Futures on the Dow Jones Industrial Average were flat, giving up earlier gains. S&P 500 futures were little changed and Nasdaq 100 futures climbed just 0.1%, respectively. Those moves come after the S&P 500 and Nasdaq Composite posted their third straight losing session on Tuesday amid March’s CPI showing the highest inflation since 1981.
First quarter earnings reporting season kicks off Wednesday and analysts have tempered their expectations amid rising commodity costs, the war in Ukraine and the lingering pandemic. Earnings for S&P 500 companies are expected to increase just 4.5% in the period, the lowest growth since the fourth quarter of the pandemic-plagued 2020, according to FactSet.
JPMorgan share fell 3% in premarket trading after the bank reported a 42% decline in first-quarter profits stemming from increased costs for bad loans and market upheavals tied to Russia sanctions. JPMorgan managed to report $31.59 billion in revenue for the period, slightly more than expected by analysts. It also reported a new $30 billion buyback program.
“Our sense is that 1Q results will be ‘OK’ relative to expectations and management guidance will be more negative than positive once again,” wrote Chris Senyek, chief investment strategist at Wolfe Research. “As such, we don’t expect earnings trends coming out of 1Q reports to propel equity markets higher.
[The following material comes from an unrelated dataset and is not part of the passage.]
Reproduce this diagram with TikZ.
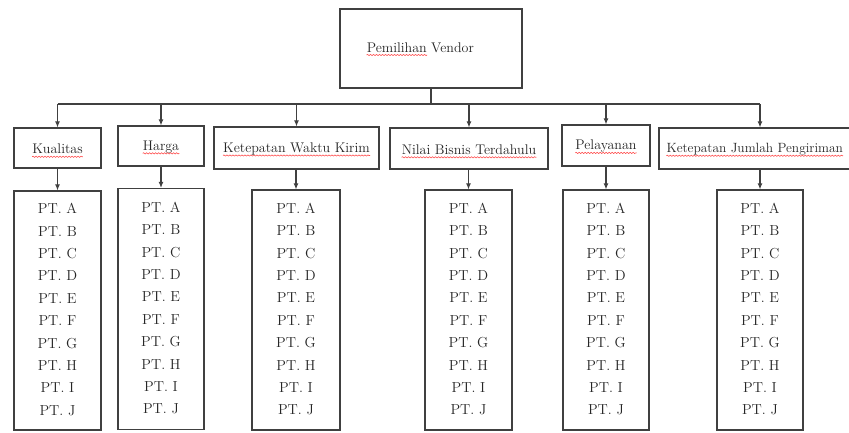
\documentclass[tikz,border=0pt]{standalone}
\usepackage{graphicx}
\usetikzlibrary{arrows.meta,decorations.pathmorphing}
\begin{document}
\begin{tikzpicture}[x=1pt,y=-1pt,
  box/.style={draw=black!75,line width=1.2pt,inner sep=0pt,fill=white},
  lbl/.style={inner sep=0pt,font=\fontsize{14}{19}\selectfont,text=black!85},
  list/.style={inner sep=0pt,align=center,font=\fontsize{14.5}{22.4}\selectfont,text=black!85},
  conn/.style={draw=black!75,line width=1.1pt},
  arr/.style={conn,-{Latex[length=6pt,width=5pt]}},
  wavy/.style={draw=red!70,line width=0.6pt,decorate,decoration={snake,amplitude=0.6pt,segment length=3pt}}
]
\useasboundingbox (0,0) rectangle (849,432);
\fill[white] (0,0) rectangle (849,432);

% top box
\node[box,minimum width=182pt,minimum height=79pt] (top) at (431,48.5) {};
\node[lbl,anchor=base east] (topa) at (427,52) {Pemilihan};
\node[lbl,anchor=base west] (topb) at (431,52) {Vendor};
\draw[wavy] ([yshift=-3pt]topa.base west) -- ([yshift=-3pt]topa.base east);

% level 2
\node[box,minimum width=87pt,minimum height=40pt] (k1) at (57.5,148) {};
\node[box,minimum width=86pt,minimum height=40pt] (k2) at (161,146) {};
\node[box,minimum width=165pt,minimum height=42pt] (k3) at (296.5,148) {};
\node[box,minimum width=158pt,minimum height=41pt] (k4) at (469,148.5) {};
\node[box,minimum width=88pt,minimum height=41pt] (k5) at (606,145.5) {};
\node[box,minimum width=202pt,minimum height=41pt] (k6) at (760,148.5) {};

\foreach \n/\t in {k1/Kualitas,k2/Harga,k3/Ketepatan Waktu Kirim,k4/Nilai Bisnis Terdahulu,k5/Pelayanan}{
  \node[lbl] (\n t) at ([yshift=-1pt]\n.center) {\t};
  \draw[wavy] ([yshift=-3pt]\n t.base west) -- ([yshift=-3pt]\n t.base east);
}
\node[lbl,anchor=west,font=\fontsize{13.4}{19}\selectfont] (k6t) at ([xshift=8pt,yshift=-1pt]k6.west) {Ketepatan Jumlah Pengiriman};
\draw[wavy] ([yshift=-3pt]k6t.base west) -- ([yshift=-3pt]k6t.base east);

% level 3
\node[box,minimum width=87pt,minimum height=239pt] (c1) at (57.5,310.5) {};
\node[box,minimum width=86pt,minimum height=241pt] (c2) at (161,309) {};
\node[box,minimum width=88pt,minimum height=240pt] (c3) at (296,310) {};
\node[box,minimum width=87pt,minimum height=240pt] (c4) at (468.5,310) {};
\node[box,minimum width=86pt,minimum height=240pt] (c5) at (606,310) {};
\node[box,minimum width=86pt,minimum height=240pt] (c6) at (760,310) {};
\foreach \n in {c1,c2,c3,c4,c5,c6}{
  \node[list] (\n t) at ([yshift=1pt]\n.center) {PT. A\\PT. B\\PT. C\\PT. D\\PT. E\\PT. F\\PT. G\\PT. H\\PT. I\\PT. J};
}

% connectors
\coordinate (bus) at (431,104);
\draw[conn] (top.south) -- (bus);
\draw[conn] (k1.north |- bus) -- (k6.north |- bus);
\foreach \n in {k1,k2,k3,k4,k5,k6}{
  \draw[arr] (\n.north |- bus) -- (\n.north);
}
\draw[arr] (k1.south) -- (c1.north);
\draw[arr] (k2.south) -- (c2.north);
\draw[arr] (k3.south -| c3.north) -- (c3.north);
\draw[arr] (k4.south -| c4.north) -- (c4.north);
\draw[arr] (k5.south) -- (c5.north);
\draw[arr] (k6.south) -- (c6.north);
\end{tikzpicture}
\end{document}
Rather, our sense is that high inflation, Fed tightening, and rising recession risks will remain the key drivers of overall market returns and sector rotation.”
On the flip side, Delta was a big earnings season winner, gaining 6% as its quarterly loss was less than expected and it forecast a return to profitability for this quarter.
“Given the myriad headwinds faced by companies in the 1st quarter and the year ahead, we think 1Q reporting season has the potential to be a mess,” wrote Lori Calvasina, head of U.S. equity strategy at RBC. “But we also see the potential for it to not be as bad as feared, given the likelihood that buy-side expectations are much lower than official sell-side forecasts – as long as robust assessments of underlying appetite/demand remain in place.”
“For now, we stick with our 5,050 year-end S&P 500 price target,” she added.
Traders were awaiting the March producer prices report on Wednesday following the hot CPI report that knocked markets on Tuesday. March PPI was expected to climb 1.1% last month, according to economists polled by Dow Jones. The report is due at 8:30 a.m.
Consumer prices surged 8.5% in March, the Labor Department said on Tuesday. The report fueled further concerns of tighter monetary policy from the Federal Reserve, even as core CPI excluding food and energy costs rose 0.3%, slightly below expectations. Some on Wall Street saw this as a sign that inflation may be nearing a peak.
“I think it’s very likely inflation peaked,” Guggenheim Partners Global chief investment officer Scott Minerd told CNBC’s “Closing Bell: Overtime” on Tuesday. “If it didn’t peak in March, we’re in the process of peaking.”
The 10-year Treasury hit a new three-year high following the report, topping 2.82% before pulling back. On Wednesday, the benchmark rate traded at 2.73%.